From Honolulu to Manila
Voyaging over the Tropical Seas—We Touch at Guam, or Guahan, One of the Ladrone Islands—Our First Sight of the Philippines—Manila, “A Mass of Towers, Domes, and White-painted Iron Roofs Peeping Out of Green”—Dispersion of the Passengers.
From Honolulu to Guam we crept straight across in the equatorial current, blistering hot by day, a white heat haze dimming the horizon, and an oily sea, not blue, but purple, running in swells so long and gentle that one could perceive them only by watching the rail change its angle.
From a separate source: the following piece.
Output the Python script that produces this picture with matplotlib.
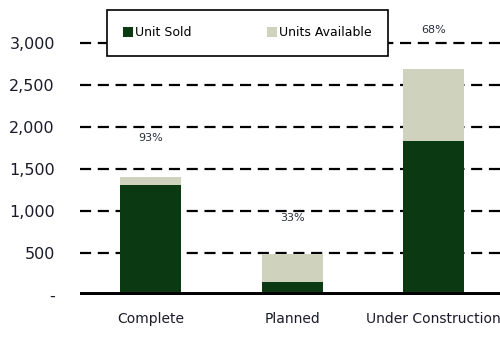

Once we saw a whale spout; several times sharks followed us, attracted by the morning’s output of garbage; and at intervals flying fish sallied out in sprays of silver. Once or twice we passed through schools of skate, which, when they came under our lee, had a curiously dazzling and phosphorescent appearance. One of the civil engineers aboard called them phosphorescent skate, but I had my doubts, for I noticed that bits of paper cast overboard would assume the same opalescent tints when three or four feet down in the water.
We had also the full moon, leaving a great shining pathway in our wake at night, and flooding us with unreal splendor. The pale stars swung up and down as the Buford slipped over each wave, and little ripples of breeze cooled the weather side of the ship. By this time we were a thoroughly assorted company. The afterdeck was yielded to flirtatious married ladies whose husbands were awaiting them in Manila, while we sobersides and the family groups gathered under the awnings. We sang no more; but the indefatigable cornetist on the troop deck still entertained his fellows, while occasionally a second steward stole out with a mandolin, and struggled with the intermezzo from “Cavalleria.” We did not run out of talk, however, and the days went by all too swiftly.